**Aim**
Repeat only the lines from the one containing "Reproduce this diagram with TikZ." through the one containing "(step1) at (796,131)", exactly as written, both ends included.

**Data provided**
start
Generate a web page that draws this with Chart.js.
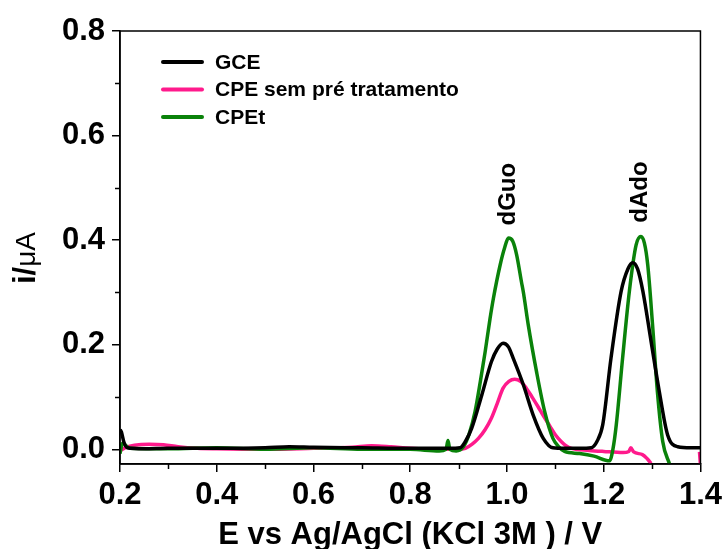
end
start
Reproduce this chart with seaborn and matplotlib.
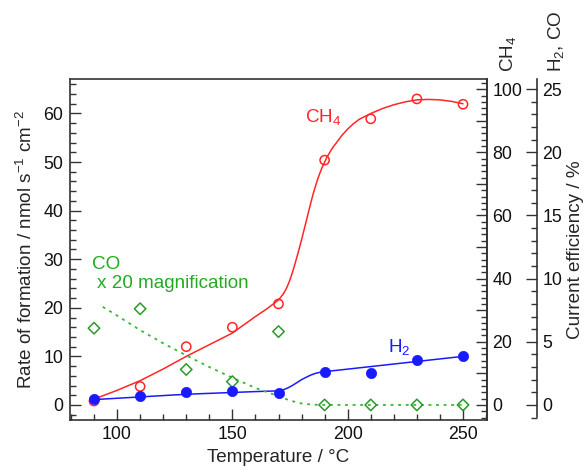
end
start
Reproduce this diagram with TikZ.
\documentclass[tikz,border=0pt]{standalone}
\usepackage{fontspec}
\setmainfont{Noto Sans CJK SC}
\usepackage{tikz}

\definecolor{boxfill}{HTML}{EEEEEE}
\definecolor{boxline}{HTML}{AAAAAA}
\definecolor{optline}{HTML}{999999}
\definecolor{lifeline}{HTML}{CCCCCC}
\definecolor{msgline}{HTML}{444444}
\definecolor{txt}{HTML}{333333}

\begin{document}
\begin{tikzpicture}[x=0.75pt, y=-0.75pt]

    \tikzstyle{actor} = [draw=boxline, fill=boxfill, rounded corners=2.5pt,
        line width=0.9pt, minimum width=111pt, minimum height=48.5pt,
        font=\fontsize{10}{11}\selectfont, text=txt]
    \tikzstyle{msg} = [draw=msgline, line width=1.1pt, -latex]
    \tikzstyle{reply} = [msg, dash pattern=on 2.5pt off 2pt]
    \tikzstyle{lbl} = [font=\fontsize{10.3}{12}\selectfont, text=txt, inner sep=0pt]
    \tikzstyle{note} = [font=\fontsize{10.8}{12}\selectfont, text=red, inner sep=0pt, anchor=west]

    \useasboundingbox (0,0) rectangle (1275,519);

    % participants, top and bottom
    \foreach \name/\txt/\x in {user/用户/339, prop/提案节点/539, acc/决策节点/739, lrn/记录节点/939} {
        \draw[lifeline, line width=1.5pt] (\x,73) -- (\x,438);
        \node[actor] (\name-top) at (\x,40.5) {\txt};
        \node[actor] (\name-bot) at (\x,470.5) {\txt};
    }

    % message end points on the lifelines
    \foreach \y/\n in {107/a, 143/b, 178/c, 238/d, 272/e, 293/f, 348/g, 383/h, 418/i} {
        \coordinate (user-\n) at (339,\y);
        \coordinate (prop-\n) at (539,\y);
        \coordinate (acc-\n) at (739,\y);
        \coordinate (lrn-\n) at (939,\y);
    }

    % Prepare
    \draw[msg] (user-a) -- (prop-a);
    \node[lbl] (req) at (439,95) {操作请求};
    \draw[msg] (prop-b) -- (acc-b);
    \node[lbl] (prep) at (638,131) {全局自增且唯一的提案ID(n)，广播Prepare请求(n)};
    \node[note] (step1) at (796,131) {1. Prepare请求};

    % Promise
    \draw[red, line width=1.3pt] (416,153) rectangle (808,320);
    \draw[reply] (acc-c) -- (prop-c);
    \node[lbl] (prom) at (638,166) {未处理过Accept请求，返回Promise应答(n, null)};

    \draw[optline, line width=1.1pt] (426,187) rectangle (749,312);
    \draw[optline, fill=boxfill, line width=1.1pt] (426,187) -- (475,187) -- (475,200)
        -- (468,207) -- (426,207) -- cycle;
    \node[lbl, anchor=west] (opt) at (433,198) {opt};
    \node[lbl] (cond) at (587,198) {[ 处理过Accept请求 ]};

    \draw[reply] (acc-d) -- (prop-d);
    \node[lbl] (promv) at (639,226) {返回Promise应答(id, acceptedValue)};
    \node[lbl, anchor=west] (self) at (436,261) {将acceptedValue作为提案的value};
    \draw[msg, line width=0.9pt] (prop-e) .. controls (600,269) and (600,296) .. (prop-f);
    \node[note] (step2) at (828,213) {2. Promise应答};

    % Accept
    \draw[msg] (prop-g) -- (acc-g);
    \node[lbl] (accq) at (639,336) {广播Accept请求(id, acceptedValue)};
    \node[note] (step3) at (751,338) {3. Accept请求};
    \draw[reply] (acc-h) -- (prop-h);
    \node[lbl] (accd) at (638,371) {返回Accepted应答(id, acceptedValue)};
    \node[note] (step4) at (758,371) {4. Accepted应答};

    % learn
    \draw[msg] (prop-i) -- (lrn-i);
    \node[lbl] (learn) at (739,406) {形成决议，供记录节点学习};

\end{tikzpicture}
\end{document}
end
**The response**
Reproduce this diagram with TikZ.
\documentclass[tikz,border=0pt]{standalone}
\usepackage{fontspec}
\setmainfont{Noto Sans CJK SC}
\usepackage{tikz}

\definecolor{boxfill}{HTML}{EEEEEE}
\definecolor{boxline}{HTML}{AAAAAA}
\definecolor{optline}{HTML}{999999}
\definecolor{lifeline}{HTML}{CCCCCC}
\definecolor{msgline}{HTML}{444444}
\definecolor{txt}{HTML}{333333}

\begin{document}
\begin{tikzpicture}[x=0.75pt, y=-0.75pt]

    \tikzstyle{actor} = [draw=boxline, fill=boxfill, rounded corners=2.5pt,
        line width=0.9pt, minimum width=111pt, minimum height=48.5pt,
        font=\fontsize{10}{11}\selectfont, text=txt]
    \tikzstyle{msg} = [draw=msgline, line width=1.1pt, -latex]
    \tikzstyle{reply} = [msg, dash pattern=on 2.5pt off 2pt]
    \tikzstyle{lbl} = [font=\fontsize{10.3}{12}\selectfont, text=txt, inner sep=0pt]
    \tikzstyle{note} = [font=\fontsize{10.8}{12}\selectfont, text=red, inner sep=0pt, anchor=west]

    \useasboundingbox (0,0) rectangle (1275,519);

    % participants, top and bottom
    \foreach \name/\txt/\x in {user/用户/339, prop/提案节点/539, acc/决策节点/739, lrn/记录节点/939} {
        \draw[lifeline, line width=1.5pt] (\x,73) -- (\x,438);
        \node[actor] (\name-top) at (\x,40.5) {\txt};
        \node[actor] (\name-bot) at (\x,470.5) {\txt};
    }

    % message end points on the lifelines
    \foreach \y/\n in {107/a, 143/b, 178/c, 238/d, 272/e, 293/f, 348/g, 383/h, 418/i} {
        \coordinate (user-\n) at (339,\y);
        \coordinate (prop-\n) at (539,\y);
        \coordinate (acc-\n) at (739,\y);
        \coordinate (lrn-\n) at (939,\y);
    }

    % Prepare
    \draw[msg] (user-a) -- (prop-a);
    \node[lbl] (req) at (439,95) {操作请求};
    \draw[msg] (prop-b) -- (acc-b);
    \node[lbl] (prep) at (638,131) {全局自增且唯一的提案ID(n)，广播Prepare请求(n)};
    \node[note] (step1) at (796,131) {1. Prepare请求};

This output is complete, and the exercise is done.